At the risk of stating the obvious, although we may have been led to believe otherwise for a short while, money does not grow on trees. Maybe one good reason for this is also that this notion is a misnomer in and of itself. More clearly, money is oftentimes confused for economic wealth, a typical paradox in a classical liberalism sense.
It is possible a decade and a half of quantitative easing and central bank intervention in the economy has led to the belief that an expanded money base equated wealth accumulation. Crypto was born out of this dichotomy and, ironically, may be experiencing its own identity crisis rooted in its delusion of grandeur. In other words, digital finance may be learning the hard way that money cannot be decoupled from economic reality and actual value creation.
This reality check seems to be what is bringing the digital finance world back down to earth these days, after a difficult 2022 mired in corporate scandals and malpractice discoveries affecting various companies and service providers that are part of the crypto ecosystem.
This sad turn of events, however, is distracting from the actual industry development that blockchain technology and cryptoassets may nonetheless bring to the economic world made up of micro-transactions between individuals and businesses.
We must attempt to see the forest for the trees. Fraud, malpractice, and poor business conduct are realities of any economic system. Reducing crypto to those would equally be a bad judgment call. However, they do point to the main problem that digital finance is facing as it develops, one of immaturity and the need to put in place the scaffolding that is necessary to stabilise its structure as a trustworthy node between economic agents.
Digital finance needs to move past its hype and start institutionalising. The irony being that, in so doing, the industry may need to re-introduce some form of centralisation which it was originally meant to part with. Finding the right balance between decentralisation, efficiency and security may determine the role that digital finance ends up playing in the economy.
It is in this context that CFA Institute has released its first in-depth research brief, Cryptoassets: Beyond the Hype, into this burgeoning field of financial services. Our conclusion was that digital finance faced three major hurdles to overcome at this early stage of its development, namely a difficulty to determine intrinsic value, how to reconcile crypto with fiduciary duty, and the issue of custody and safekeeping of client assets.
The current turn of events is also showing that regulators around the world are facing a serious conundrum as regards the role that digital finance and cryptoassets are playing in the traditional finance ecosystem.
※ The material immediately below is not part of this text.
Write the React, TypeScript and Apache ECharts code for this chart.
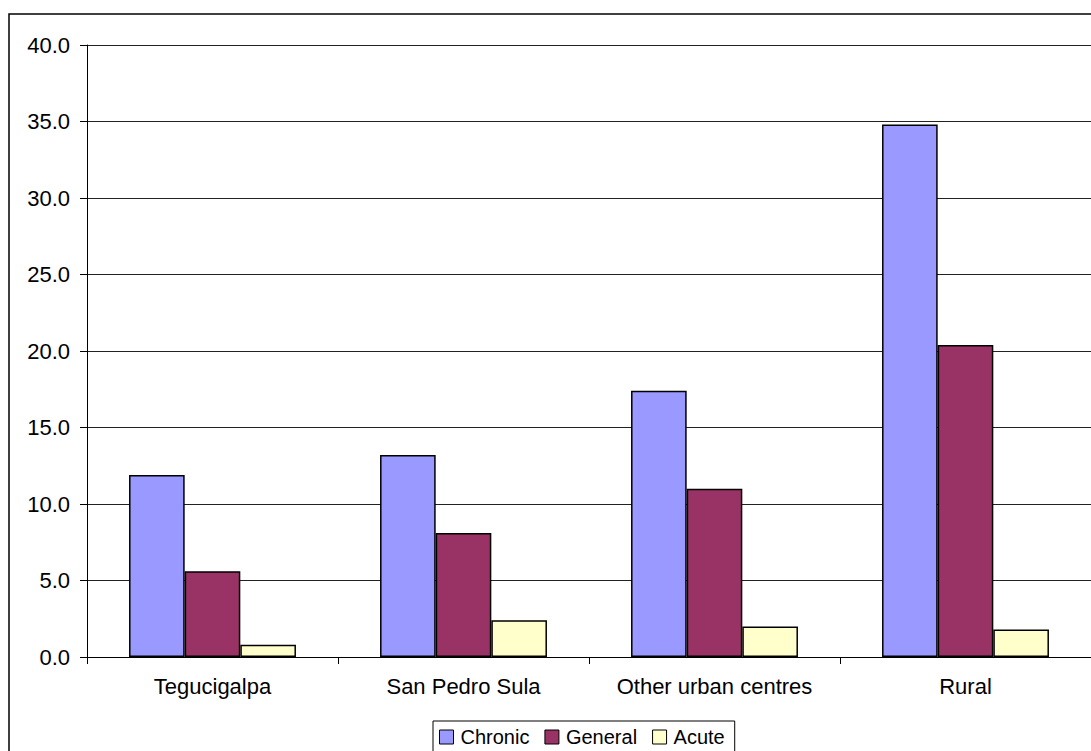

The cause of this conundrum includes the fact that cryptoassets seem to have developed from the retail and largely unprofessional sector, which is causing a dissemination pace that has taken policymakers by surprise.
Another issue is the difficulty to define whether or when cryptoassets correspond to a traditional understanding of what constitutes securities or if they are entirely new instruments for which specific regulation needs to be crafted.
A third problem is the sheer technological barrier that digital finance represents, which is challenging regulators’ traditional neutrality as regards technological choices. They are finding it more difficult to strictly focus on desired outcomes in the case of blockchain-based services which, by their nature, are lacking the traditional chain of centralised responsibility which has underpinned financial regulation until now.
Our report proposes a series of recommendations for institutions who act as fiduciaries, but also for regulators and policymakers.
For institutions and fiduciaries, important recommendations would include:
- Not to use hype as the basis for an investment case.
- The traditional rules of sound portfolio construction continue to apply and should not be downgraded to suit a new shiny opportunity.
- Crypto requires an even stricter and careful analysis of the proposed business model, not to fall victim of false promises.
- It has become ever clearer that custody and safekeeping of client assets in digital finance needs to be investigated with scrutiny. Asset segregation and the capacity to verify it is essential.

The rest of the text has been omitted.